Fr. Leahy Announces Ambitious 10 Year Plan Of Keeping Things Exactly How They Are
ST. MARY’S HALL — Inspired by the historic lack of discourse about policy and reform proposals in the 2016 presidential election, university president Rev. William P. Leahy, S.J., held a private press conference on Friday to announce his bold new vision for the next ten years of academic, infrastructural, and ideological development at Boston College. Speaking before a hand-selected group of reporters and an inner circle of trusted administrators who had been tasked with conceptualizing and carrying out the university’s Ten Year Institutional Master Plan, Leahy reaffirmed his plans to double down on the deliberate lack of any radical changes on campus with his announcement of the 2016-2026 strategic planning initiative, Progress Doesn’t Mean Being Progressive.
“This lack of change has been one of the most defining characteristics of my tenure here at Boston College, and the hallmark of a strong Catholic university. I don’t see any reason to start doing anything differently now,” explained Leahy to thunderous applause.
“In Catholic higher education, we all recognize the struggle of staying true to our Catholic values while also thinking of ways of catering to millennials’ diverse needs, such as straying from the traditional meanings of ‘marriage’ and ‘gender’ or divesting our university’s endowment from an industry laden with violence and greed.
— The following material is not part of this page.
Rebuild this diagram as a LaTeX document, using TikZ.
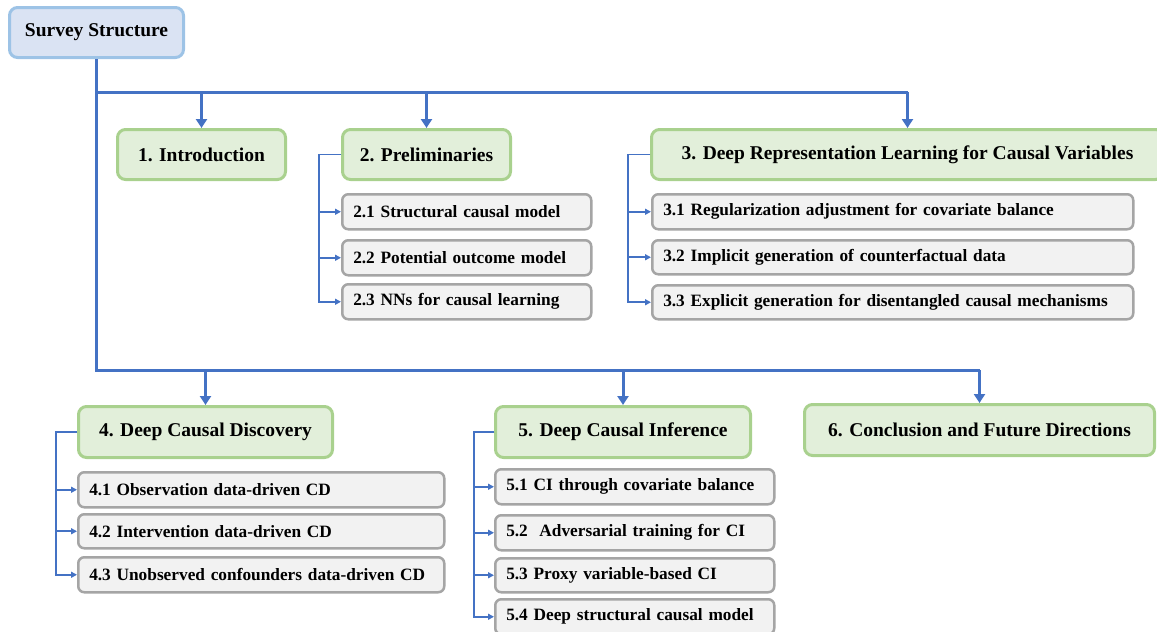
\documentclass[tikz,border=0pt]{standalone}
\usepackage{fontspec}
\setmainfont{Liberation Serif}
\usetikzlibrary{arrows.meta,calc}
\definecolor{lineblue}{HTML}{4472C4}
\definecolor{rootfill}{HTML}{DAE3F3}
\definecolor{rootdraw}{HTML}{9DC3E6}
\definecolor{secfill}{HTML}{E2EFDA}
\definecolor{secdraw}{HTML}{A9D18E}
\definecolor{subfill}{HTML}{F2F2F2}
\definecolor{subdraw}{HTML}{A5A5A5}
\tikzset{
  rootbox/.style={draw=rootdraw, fill=rootfill, line width=3pt, rounded corners=8pt, anchor=north west, inner sep=0pt, font=\fontsize{19.5}{22}\selectfont\bfseries},
  secbox/.style={draw=secdraw, fill=secfill, line width=3pt, rounded corners=8pt, anchor=north west, inner sep=0pt, font=\fontsize{19.5}{22}\selectfont\bfseries},
  subbox/.style={draw=subdraw, fill=subfill, line width=2.5pt, rounded corners=6pt, anchor=north west, inner xsep=11pt, inner ysep=0pt, align=left, font=\fontsize{17.3}{20}\selectfont\bfseries},
  mainline/.style={draw=lineblue, line width=3pt},
  mainarrow/.style={mainline, -{Triangle[width=11pt,length=9pt]}},
  subarrow/.style={draw=lineblue, line width=1.8pt, -{Triangle[width=6pt,length=6pt]}},
}
% \bx{style}{name}{left}{top}{right}{bottom}{text}
\newcommand{\bx}[7]{\node[#1, minimum width=#5pt-#3pt, minimum height=#6pt-#4pt] (#2) at (#3,#4) {#7};}
\newcommand{\sbx}[6]{\node[subbox, minimum width=#4pt-#2pt, minimum height=#5pt-#3pt, text width=#4pt-#2pt-22pt] (#1) at (#2,#3) {#6};}
\begin{document}
\begin{tikzpicture}[x=1pt,y=-1pt]
\useasboundingbox (0,0) rectangle (1157,632);
\clip (0,0) rectangle (1157,632);
% top-level boxes
\bx{rootbox}{root}{8}{6}{182}{56}{Survey Structure}
\bx{secbox}{n1}{116}{128}{284}{178}{1. Introduction}
\bx{secbox}{n2}{341}{128}{509}{178}{2. Preliminaries}
\bx{secbox}{n3}{650}{128}{1162}{178}{3. Deep Representation Learning for Causal Variables}
\bx{secbox}{n4}{77}{405}{331}{456}{4. Deep Causal Discovery}
\bx{secbox}{n5}{494}{405}{749}{456}{5. Deep Causal Inference}
\bx{secbox}{n6}{803}{403}{1153}{454}{6. Conclusion and Future Directions}
% sub boxes
\sbx{s21}{341}{193}{590}{228}{2.1 Structural causal model}
\sbx{s22}{341}{239}{590}{274}{2.2 Potential outcome model}
\sbx{s23}{341}{283}{590}{318}{2.3 NNs for causal learning}
\sbx{s31}{651}{193}{1132}{228}{3.1 Regularization adjustment for covariate balance}
\sbx{s32}{651}{239}{1132}{273}{3.2 Implicit generation of counterfactual data}
\sbx{s33}{651}{284}{1132}{318}{3.3 Explicit generation for disentangled causal mechanisms}
\sbx{s41}{77}{471}{443}{506}{4.1 Observation data-driven CD}
\sbx{s42}{77}{513}{443}{547}{4.2 Intervention data-driven CD}
\sbx{s43}{77}{556}{443}{591}{4.3 Unobserved confounders data-driven CD}
\sbx{s51}{494}{468}{773}{503}{5.1 CI through covariate balance}
\sbx{s52}{494}{514}{773}{549}{5.2\ \ Adversarial training for CI}
\sbx{s53}{494}{557}{773}{591}{5.3 Proxy variable-based CI}
\sbx{s54}{494}{598}{773}{633}{5.4 Deep structural causal model}
% main connectors
\coordinate (h1) at (0,92);
\coordinate (h2) at (0,370);
\draw[mainline] (root.south) |- (n3.north |- h1);
\draw[mainarrow] (n3.north |- h1) -- (n3.north);
\draw[mainarrow] (n1.north |- h1) -- (n1.north);
\draw[mainarrow] (n2.north |- h1) -- (n2.north);
\draw[mainline] (root.south |- h1) |- (n6.north |- h2);
\draw[mainarrow] (n6.north |- h2) -- (n6.north);
\draw[mainarrow] (n4.north |- h2) -- (n4.north);
\draw[mainarrow] (n5.north |- h2) -- (n5.north);
% sub connectors
\foreach \s in {s21,s22,s23}{\draw[subarrow] (n2.west) -- ++(-22,0) |- (\s.west);}
\foreach \s in {s31,s32,s33}{\draw[subarrow] (n3.west) -- ++(-22,0) |- (\s.west);}
\foreach \s in {s41,s42,s43}{\draw[subarrow] (n4.west) -- ++(-21,0) |- (\s.west);}
\foreach \s in {s51,s52,s53,s54}{\draw[subarrow] (n5.west) -- ++(-20,0) |- (\s.west);}
\end{tikzpicture}
\end{document}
When faced with these modern issues, we must ask ourselves, ‘What’s a priest to do?’ And the answer should be a resounding, ‘Eh, nothing,’ because the Catholic Church has been comfortably running the Western world for thousands of years, and we needn’t start doing anything differently now. As the years go on, students will continue to voice their problems with one thing or another, but the best part is they’ll be gone in four years, and then a whole new batch of concerned students has to incubate. As long as we continue to suppress problems and ignore progress, we’ll comfortably hold our spot as a top university that Catholic kids went to because they didn’t get into Notre Dame or Georgetown.”
Leahy went on to explain details of Progress Doesn’t Mean Being Progressive, proposing expansions on the university’s policy of needing to petition to practice free speech and his desire to keep Steve Addazio around until at least the commencement of the 2026 football season, among other things. “Basically, love it or hate it, all of these problems are here to say,” concluded Leahy. “My greatest hope is that when this year’s graduating class returns to Chestnut Hill for their ten-year reunion, they’ll be greeted by the same out-of-touch campus climate that has been the subject of criticism for decades. We’re actually considering permanently abandoning all plans for the empty lot where Edmond’s used to stand as a symbolic act of our dedication to stifling progress, because even the simple construction of a new athletics complex would be too forward-thinking for our current ambitions.”
At press time, many of the Catholic Church’s top officials from around the nation had begun speaking out against this new policy, as many believe that Leahy’s proposed program does not go far enough in its efforts to do nothing.